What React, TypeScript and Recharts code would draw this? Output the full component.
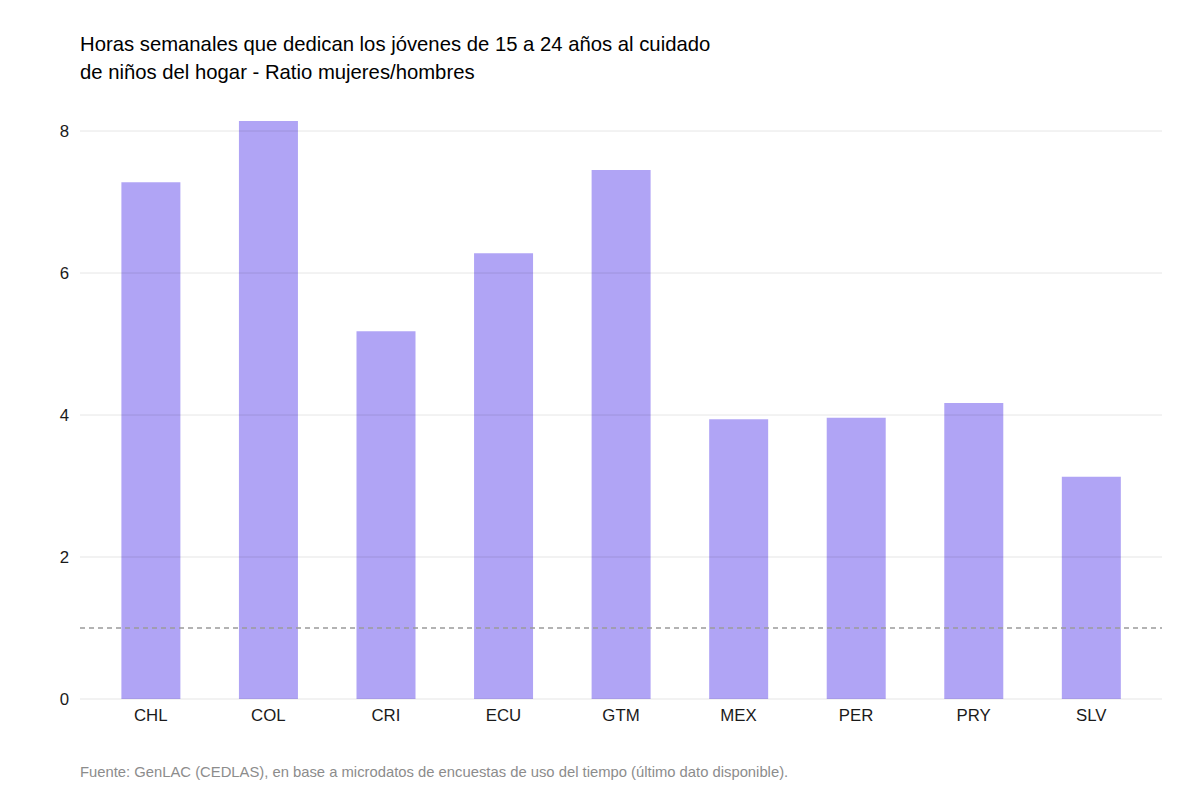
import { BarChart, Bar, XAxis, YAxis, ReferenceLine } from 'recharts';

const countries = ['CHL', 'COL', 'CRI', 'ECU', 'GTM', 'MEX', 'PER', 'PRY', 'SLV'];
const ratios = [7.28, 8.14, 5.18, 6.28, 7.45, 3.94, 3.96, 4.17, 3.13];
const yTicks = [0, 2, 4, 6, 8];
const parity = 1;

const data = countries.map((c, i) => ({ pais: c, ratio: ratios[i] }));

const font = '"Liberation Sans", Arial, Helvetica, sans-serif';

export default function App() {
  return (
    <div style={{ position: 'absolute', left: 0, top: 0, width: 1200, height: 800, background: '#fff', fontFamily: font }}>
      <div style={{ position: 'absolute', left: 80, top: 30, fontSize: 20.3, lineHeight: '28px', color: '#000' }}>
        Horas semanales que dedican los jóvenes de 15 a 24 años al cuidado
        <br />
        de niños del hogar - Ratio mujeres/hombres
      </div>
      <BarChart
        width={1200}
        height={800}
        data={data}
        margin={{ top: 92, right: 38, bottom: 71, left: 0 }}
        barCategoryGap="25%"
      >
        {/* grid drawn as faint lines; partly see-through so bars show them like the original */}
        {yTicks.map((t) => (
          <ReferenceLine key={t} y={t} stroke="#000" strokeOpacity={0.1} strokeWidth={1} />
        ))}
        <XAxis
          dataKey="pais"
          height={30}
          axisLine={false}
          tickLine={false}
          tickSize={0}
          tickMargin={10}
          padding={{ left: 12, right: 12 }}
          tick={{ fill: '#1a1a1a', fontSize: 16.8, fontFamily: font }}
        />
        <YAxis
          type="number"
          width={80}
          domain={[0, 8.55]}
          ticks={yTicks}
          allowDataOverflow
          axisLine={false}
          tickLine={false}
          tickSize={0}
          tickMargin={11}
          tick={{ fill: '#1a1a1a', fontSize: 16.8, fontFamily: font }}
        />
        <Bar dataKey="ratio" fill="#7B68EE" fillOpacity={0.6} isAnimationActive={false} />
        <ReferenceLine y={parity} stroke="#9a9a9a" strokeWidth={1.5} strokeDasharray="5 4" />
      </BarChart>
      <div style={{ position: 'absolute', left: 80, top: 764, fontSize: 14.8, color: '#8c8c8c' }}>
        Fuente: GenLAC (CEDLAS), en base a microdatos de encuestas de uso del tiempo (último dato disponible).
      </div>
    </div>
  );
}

:::

## WORK INSTRUCTIONS
Write out, word for word, the lines from the start of the data through the one holding "Arial, Helvetica, sans-serif';". Omit pictures.

## WRITTEN ANSWER
What React, TypeScript and Recharts code would draw this? Output the full component.
import { BarChart, Bar, XAxis, YAxis, ReferenceLine } from 'recharts';

const countries = ['CHL', 'COL', 'CRI', 'ECU', 'GTM', 'MEX', 'PER', 'PRY', 'SLV'];
const ratios = [7.28, 8.14, 5.18, 6.28, 7.45, 3.94, 3.96, 4.17, 3.13];
const yTicks = [0, 2, 4, 6, 8];
const parity = 1;

const data = countries.map((c, i) => ({ pais: c, ratio: ratios[i] }));

const font = '"Liberation Sans", Arial, Helvetica, sans-serif';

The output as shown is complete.